= Query evaluation =

Determining the answers to a query on a database

In database theory, the query evaluation problem is the problem of determining the answers to a query on a database. Research in database theory aims at determining the computational complexity of answering different kinds of queries over databases, in particular over relational databases.

== Formal definition ==

The query evaluation problem takes two inputs: the query to be answered, and the database on which to answer it. The output of the problem is the set of answers to the query on the database. If the queries are Boolean queries, i.e., queries have a yes or no answer (for example, Boolean conjunctive queries) then the query evaluation problem is a decision problem.

The query evaluation problem is usually posed for a specific class of queries and databases. For instance, one example of the query evaluation problem would be the problem of evaluating a conjunctive query on a relational database.

The computational complexity of the problem can be measured in different ways, to account for the fact that the two inputs of the problem are different:
- The combined complexity of the query evaluation problem is its computational complexity when measured as a function of the two inputs, i.e., the query and the database, as usual in computational complexity.
- The data complexity is the computational complexity when the query is fixed and when the input is just the database. For instance, we say that query evaluation has polynomial-time data complexity for a class of queries if, for every fixed query Q in that class, given a database D, we can compute the answers to Q on D in polynomial time.
- Less commonly, we can study the query complexity, which is the computational complexity when the database is fixed and when the input is just the query. This is also called expression complexity.

== Query classes ==

The complexity of query evaluation can be studied for several query classes, for instance acyclic queries, conjunctive queries, unions of conjunctive queries, Datalog, regular path queries, etc., up to logical formalisms like first-order logic or monadic second-order logic.

For instance, for Boolean conjunctive queries, the complexity of query evaluation is polynomial in data complexity: it even falls in the class AC0. By contrast, the query complexity and combined complexity are NP-complete by a reduction from 3-colorability.

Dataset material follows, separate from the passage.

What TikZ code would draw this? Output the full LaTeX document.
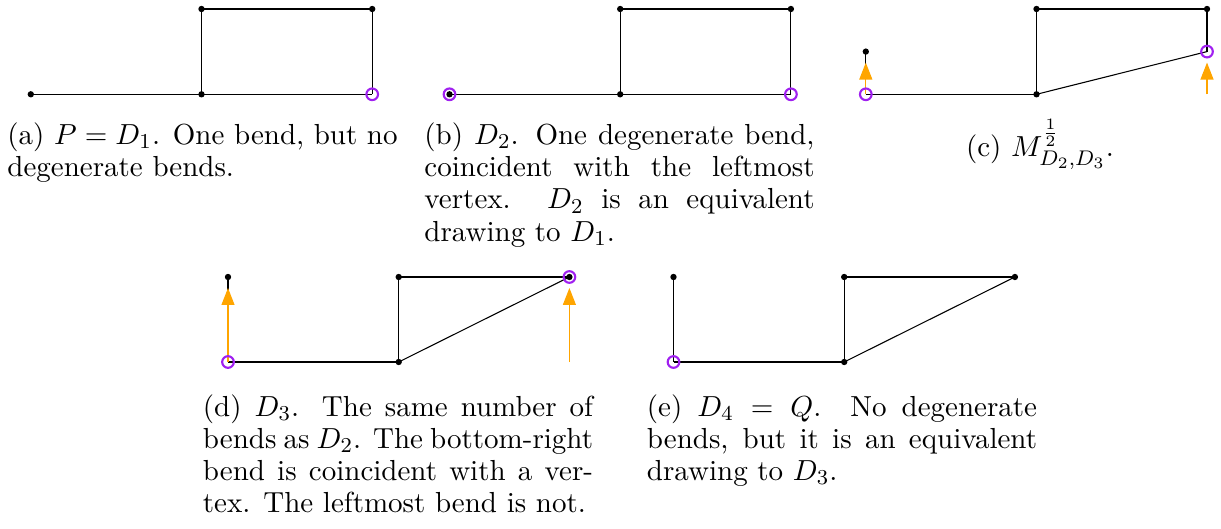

== Boolean versus non-Boolean queries ==

The complexity of query evaluation can be studied for queries that return answers, or for Boolean queries (yes/no queries). However, we can often reduce to the case of Boolean queries. More specifically, if the number of answers to the query is always polynomial in the database size, and if we can rewrite the query to a Boolean query for each answer, then we can reduce query evaluation for a non-Boolean query to polynomially many Boolean query evaluation problems.